Recent Funded Approvals

These are real structures we closed recently, names withheld. Rates are never guaranteed until underwriting reviews your file.

  • $130,000 aesthetic laser platform (Sciton Joule with BBL HERO and laser handpieces). Miami dermatologist, 8 years in practice, 738 credit. Funded in December so the deduction landed that tax year. Result: 5.74% APR, 60 months, 5 percent down.
  • $265,000 cataract suite (Alcon Centurion Vision System plus Zeiss surgical microscope). Ophthalmology practice, 12 years, 751 credit. Result: 5.59% APR, 60 months, zero down.
  • $54,000 hair and vascular laser (Candela GentleMax Pro Plus). Dermatology and med spa, 5 years, 699 credit. Result: 6.34% APR, 48 months, 10 percent down.
  • $120,000 cone beam CT (Carestream CS 9600). Endodontic practice, 7 years, 715 credit. Result: 6.09% APR, 60 months, zero down.

The Miami laser is the textbook year-end move: the doctor wanted the Sciton in service before December 31, financed it with almost no cash out, and asked her CPA to apply Section 179. Notice the 738 and 751 files priced in the mid-fives, while the high-690s file still funded comfortably in the low-sixes. Challenged credit is welcome too.

Running the Numbers: Deduction, Bonus Depreciation, and Payment Offset

Here is the math that makes year-end financing attractive. Take the $130,000 Sciton. Financed near 5.74 percent over 60 months, the payment is roughly $2,500 a month, about $30,000 in the first 12 months. Now assume the practice is in a combined 35 percent federal and state bracket. A full Section 179 deduction of $130,000 can cut the tax bill by roughly $45,500 in year one, subject to having enough taxable income to absorb it. In other words, the first-year tax savings can exceed the first year of payments. The equipment is billing procedures the entire time. A single BBL or laser resurfacing session runs several hundred dollars in many markets, and a busy platform books multiple sessions a day, so the revenue side compounds while the deduction offsets the cost. This is why we push to fund before December 31 rather than waiting for January. The exact benefit depends on your entity type, your income, whether you elect Section 179 or bonus depreciation or both, and any phase-outs. We do not give tax advice, we structure the financing. Bring these numbers to your CPA and let them confirm the deduction before you sign.

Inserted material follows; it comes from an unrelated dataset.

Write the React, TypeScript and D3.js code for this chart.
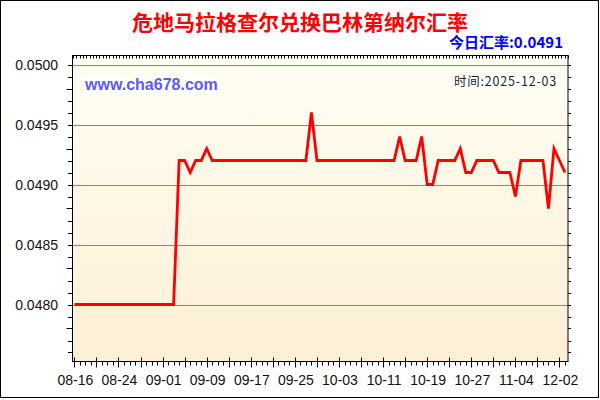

Beating the December 31 Placed-in-Service Deadline

The deduction is not about when you order, it is about when the equipment is placed in service, meaning delivered, installed, and ready to use in your practice. That is why the calendar gets tight in the fourth quarter. Manufacturers of imaging and surgical systems can quote six to eight week lead times, and a laser or CAD/CAM unit still needs delivery and setup. If you want the write-off this tax year, the machine has to be running by December 31, not sitting on a loading dock. We move on our side of the timeline aggressively. Application-only approvals up to $250,000 often come back same day. Larger files with bank statements and a tax return move in a few business days. Once approved, we coordinate the funding so the vendor ships and installs without waiting on paperwork. Every year we see practices scramble in mid-December and still close in time because the financing was not the bottleneck. The lesson is simple: start the conversation in October or November for anything with a lead time. If it is already December and you found a machine, call us anyway. We have funded plenty of last-week-of-the-year deals. Confirm the placed-in-service treatment with your CPA so there is no surprise at filing.

Frequently Asked Questions

If I finance the equipment, can I still deduct the full price?

Generally yes. Section 179 ties the deduction to placing the equipment in service, not to how much cash you have paid. Finance a $130,000 laser, make one payment this year, and you can typically deduct the full $130,000. Confirm the details with your CPA.

What is the Section 179 limit for 2025?

The expensing cap rose to $2,500,000 under recent tax law, with the phase-out beginning at $4,000,000, and 100 percent bonus depreciation was restored for property placed in service after January 19, 2025. Your accountant confirms the exact figures for your return.

What is the year-end deadline?

The equipment must be placed in service, meaning delivered, installed, and ready to use, by December 31 to count for that tax year. Ordering in December is not enough if the machine is not running yet, so start early for anything with a lead time.

Does used or refurbished equipment qualify for Section 179?

Yes, as long as it is new to your practice. You do not have to buy new to take the first-year deduction. This is a common way to maximize the write-off on a smaller budget.

Does a lease qualify for Section 179?

A dollar buyout or capital lease usually does, because you end up owning the equipment. A true fair market value lease generally does not, since you deduct the payments as an expense instead. Your CPA will point you to the right structure.